If you set $X=\cos x$ and $Y=\sin x$, the equation becomes geometrically finding the intersection of $DY^2-CX-BY-A=0$ (a parabola when $D\ne0$), with the circle $X^2+Y^2=1$, which generally has four solutions. So, no: you can't reduce the resolvent equation from degree $4$ unless there is some particular relation between the coefficients.

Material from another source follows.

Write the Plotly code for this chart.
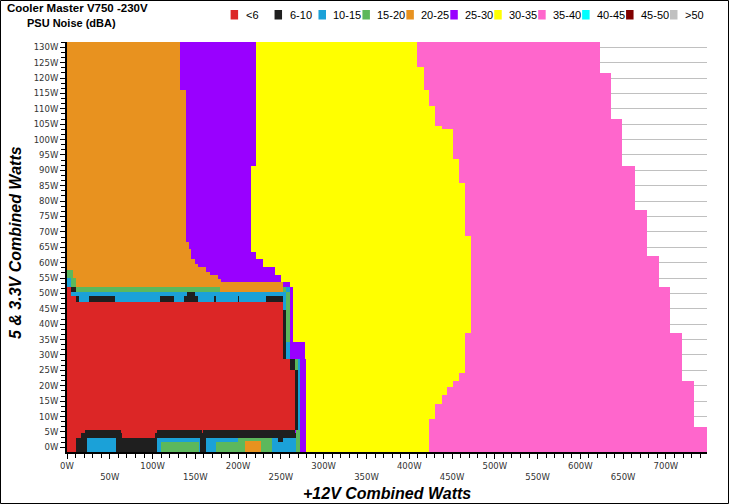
import numpy as np
import plotly.graph_objects as go

# ---------------- data ----------------
CATEGORIES = ["<6", "6-10", "10-15", "15-20", "20-25", "25-30", "30-35", "35-40", "40-45", "45-50", ">50"]
COLORS = ["#dc2626", "#1f1f1f", "#1ba1d8", "#5cb85c", "#e8921f", "#9900ff",
          "#ffff00", "#ff66cc", "#00ffff", "#800000", "#c0c0c0"]
LEGEND_TEXT = ["&lt;6", "6-10", "10-15", "15-20", "20-25", "25-30", "30-35",
               "35-40", "40-45", "45-50", "&gt;50"]

# Band boundaries as step functions of the 5&3.3V load (W):
# for loads >= *_Y[i] the band reaches +12V load *_X[i] (W)
PINK_Y = [-5, 6.7, 21.5, 36.8, 51.9, 61.9, 76.8, 91.7, 106.7, 121.6]
PINK_X = [750, 732.5, 718.5, 705, 691.6, 677, 663.5, 649, 635.5, 622.7]

YELLOW_Y = [-5, 9.2, 14.2, 16.8, 19.4, 21.5, 24.0, 36.8, 68.4, 85.9, 93.4, 103.4, 104.7, 110.9, 116.1, 123.7]
YELLOW_X = [423, 430, 437, 444, 451, 458, 465, 472, 465, 458, 451, 437, 430, 423, 417, 408.5]

PURPLE_Y = [-5, 28.4, 33.9, 52.1, 53.5, 56.0, 58.4, 60.9, 63.6, 91.7]
PURPLE_X = [279, 278, 264, 260.5, 249.6, 243, 228.6, 221.6, 215, 221.6]

ORANGE_Y = [-5, 52.1, 53.5, 54.7, 56.0, 57.1, 58.4, 59.6, 60.9, 64.7, 66.3, 116.1]
ORANGE_X = [0, 252.5, 180, 176.8, 167, 163, 152.6, 149.5, 145.6, 142.5, 138.6, 132]

# Low-load noise regions: (category, 12V from, 12V to, 5V from, 5V to)
REGIONS = [
    ("15-20", 0, 7.5, 55.2, 57.5),
    ("10-15", 0, 5, 52.1, 55.2),
    ("15-20", 5, 10, 52.1, 55.2),
    ("15-20", 0, 178.5, 50.4, 52.1),
    ("20-25", 178.5, 252.5, 50.4, 52.1),
    ("<6", 0, 5, 48.8, 52.1),
    ("6-10", 5, 10, 50.4, 52.1),
    ("15-20", 252.5, 256.5, 50.4, 52.1),
    ("10-15", 256.5, 260.5, 50.4, 52.1),
    ("10-15", 5, 252.5, 48.8, 50.4),
    ("6-10", 140, 149.5, 48.8, 50.4),
    ("10-15", 252.5, 256.5, 44.6, 50.4),
    ("15-20", 256.5, 260.5, 34, 50.4),
    ("6-10", 252.5, 256.5, 28.4, 44.6),
    ("10-15", 256.5, 260.5, 28.4, 34),
    ("10-15", 10.5, 252.5, 47.2, 48.8),
    ("<6", 0, 10.5, 47.2, 48.8),
    ("6-10", 10.5, 14, 47.2, 48.8),
    ("6-10", 26, 56, 47.2, 48.8),
    ("6-10", 108.5, 125, 47.2, 48.8),
    ("6-10", 136.5, 152.5, 47.2, 48.8),
    ("6-10", 171.5, 174, 47.2, 48.8),
    ("6-10", 200, 201.5, 47.2, 48.8),
    ("6-10", 233, 252.5, 47.2, 48.8),
    ("<6", 0, 252.5, -2, 47.2),
    ("<6", 252.5, 260.5, 5.6, 28.4),
    ("6-10", 260.5, 266.5, 25.1, 28.4),
    ("15-20", 266.5, 270, 25.1, 28.4),
    ("<6", 260.5, 266.5, 5.6, 25.1),
    ("6-10", 266.5, 270, 5.6, 25.1),
    ("10-15", 270, 272.5, 5.6, 28.4),
    ("6-10", 21, 62, 4.55, 5.6),
    ("6-10", 16, 64, 3.1, 4.55),
    ("6-10", 10.5, 104.8, -2, 3.1),
    ("10-15", 24, 57, -2, 3.1),
    ("6-10", 104.8, 157, 4.55, 5.6),
    ("6-10", 103, 159, 3.1, 4.55),
    ("6-10", 159, 266.5, 4.55, 5.6),
    ("6-10", 159, 267.5, 3.1, 4.55),
    ("10-15", 104.8, 155, -2, 3.1),
    ("15-20", 110.5, 154, -2, 1.6),
    ("6-10", 155, 163, -2, 3.1),
    ("10-15", 163, 267.5, -2, 3.1),
    ("15-20", 174, 200.5, -2, 1.6),
    ("15-20", 200.5, 240.5, -2, 3.1),
    ("20-25", 207, 226, -2, 1.8),
    ("6-10", 246, 252, 1.6, 4.55),
    ("15-20", 267.5, 272.5, -2, 5.6),
]

X_TICKS = list(range(0, 701, 50))
Y_TICKS = list(range(0, 131, 5))

# ---------------- build grid ----------------
x_edges = np.arange(0, 750.001, 1.25)
y_edges = np.arange(-2.0, 132.001, 0.5)
xc = (x_edges[:-1] + x_edges[1:]) / 2
yc = (y_edges[:-1] + y_edges[1:]) / 2
X, Y = np.meshgrid(xc, yc)
code = {c: i for i, c in enumerate(CATEGORIES)}


def step(ys, xs, y):
    idx = np.searchsorted(np.asarray(ys), y, side="right") - 1
    return np.asarray(xs, dtype=float)[idx]


Z = np.full(X.shape, np.nan)
Z[X < step(PINK_Y, PINK_X, Y)] = code["35-40"]
Z[X < step(YELLOW_Y, YELLOW_X, Y)] = code["30-35"]
Z[X < step(PURPLE_Y, PURPLE_X, Y)] = code["25-30"]
Z[X < step(ORANGE_Y, ORANGE_X, Y)] = code["20-25"]
for cat, x0, x1, y0, y1 in REGIONS:
    m = (X >= x0) & (X < x1) & (Y >= y0) & (Y < y1)
    Z[m] = code[cat]

n = len(CATEGORIES)
colorscale = []
for i, c in enumerate(COLORS):
    colorscale.append([i / n, c])
    colorscale.append([(i + 1) / n, c])

z_list = [[None if np.isnan(v) else int(v) for v in row] for row in Z]

fig = go.Figure()
fig.add_trace(go.Heatmap(
    x=x_edges.tolist(), y=y_edges.tolist(), z=z_list,
    colorscale=colorscale, zmin=-0.5, zmax=n - 0.5,
    showscale=False, hoverinfo="skip", zsmooth=False,
))

# ---------------- layout ----------------
L, R, T, B = 67, 22, 42, 52
W, H = 729, 504
PW, PH = W - L - R, H - T - B


def px2x(px):
    return (px - L) / PW


def py2y(py):
    return (H - B - py) / PH


tick_font = dict(family="DejaVu Sans", size=8.5, color="#333333")
xt_text = [("%dW" % v) if (v // 50) % 2 == 0 else ("<br>%dW" % v) for v in X_TICKS]

fig.update_layout(
    width=W, height=H,
    margin=dict(l=L, r=R, t=T, b=B, autoexpand=False),
    paper_bgcolor="white", plot_bgcolor="white",
    showlegend=False,
    xaxis=dict(
        range=[0, 748], tickmode="array", tickvals=X_TICKS, ticktext=xt_text,
        ticks="outside", ticklen=5, tickcolor="black", tickwidth=1,
        showline=True, linewidth=2, linecolor="black",
        showgrid=False, zeroline=False, tickfont=tick_font,
        minor=dict(tick0=0, dtick=10, ticks="outside", ticklen=4, tickcolor="black", showgrid=False),
        automargin=False,
    ),
    yaxis=dict(
        range=[-1.53, 131.7], tickmode="array", tickvals=Y_TICKS,
        ticktext=["%dW" % v for v in Y_TICKS],
        ticks="outside", ticklen=5, tickcolor="black", tickwidth=1,
        showline=True, linewidth=2, linecolor="black",
        showgrid=True, gridcolor="#c0c0c0", gridwidth=1, zeroline=False,
        tickfont=tick_font,
        minor=dict(tick0=0, dtick=5 / 3, ticks="outside", ticklen=4, tickcolor="black", showgrid=False),
        automargin=False,
    ),
)

annotations = [
    dict(text="<b>Cooler Master V750 -230V</b>", x=px2x(5), y=py2y(8.5), xref="paper", yref="paper",
         xanchor="left", yanchor="middle", showarrow=False,
         font=dict(family="Liberation Sans", size=11.5, color="black")),
    dict(text="<b>PSU Noise (dBA)</b>", x=px2x(24.5), y=py2y(23), xref="paper", yref="paper",
         xanchor="left", yanchor="middle", showarrow=False,
         font=dict(family="Liberation Sans", size=11, color="black")),
    dict(text="<b><i>+12V Combined Watts</i></b>", x=px2x(387), y=py2y(493), xref="paper", yref="paper",
         xanchor="center", yanchor="middle", showarrow=False,
         font=dict(family="Liberation Sans", size=16, color="black")),
    dict(text="<b><i>5 &amp; 3.3V Combined Watts</i></b>", x=px2x(15), y=py2y(243), xref="paper", yref="paper",
         xanchor="center", yanchor="middle", showarrow=False, textangle=-90,
         font=dict(family="Liberation Sans", size=16, color="black")),
]
shapes = [
    dict(type="rect", xref="paper", yref="paper", x0=px2x(0.5), x1=px2x(728.5),
         y0=py2y(503.5), y1=py2y(0.5), line=dict(color="black", width=1), layer="above"),
]
for i, (lab, col) in enumerate(zip(LEGEND_TEXT, COLORS)):
    sx = 230.6 + 43.94 * i
    shapes.append(dict(type="rect", xref="paper", yref="paper",
                       x0=px2x(sx), x1=px2x(sx + 7.5), y0=py2y(19.5), y1=py2y(10),
                       fillcolor=col, line=dict(width=0)))
    annotations.append(dict(text=lab, x=px2x(sx + 13), y=py2y(15.5), xref="paper", yref="paper",
                            xanchor="left", yanchor="middle", showarrow=False,
                            font=dict(family="Liberation Sans", size=11, color="black")))

fig.update_layout(annotations=annotations, shapes=shapes)
fig.write_html("out.html", config={"displayModeBar": False},
               post_script="document.body.style.margin='0';document.body.style.overflow='hidden';")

If $D=0$ the problem becomes intersecting a line (provided one among $B$ and $C$ is nonzero) with a circle and indeed can be reduced to a quadratic equation.
It's no better if you use $A=A\cos^2x+A\sin^2x$, because the conic becomes $$ AX^2+(A-D)Y^2+CX+BY=0 $$ which is either an ellipse, for $A(A-D)>0$, or a hyperbola, for $A(A-D)<0$.
Another way to see it is setting $t=\tan(x/2)$, which transforms the equation into $$ A+\frac{4Dt^2}{(1+t^2)^2}=\frac{2Bt}{1+t^2}+\frac{C(1-t^2)}{1+t^2} $$ which is what you did. As you see, this generally is a quartic: $$ (A+C)t^4-2Bt^3+(2A+4D)t^2-2Bt-C=0 $$
One gets a symmetry when $B=0$, because in this case the parabola is symmetric with respect to the $X$-axis: as you see, the quartic becomes biquadratic.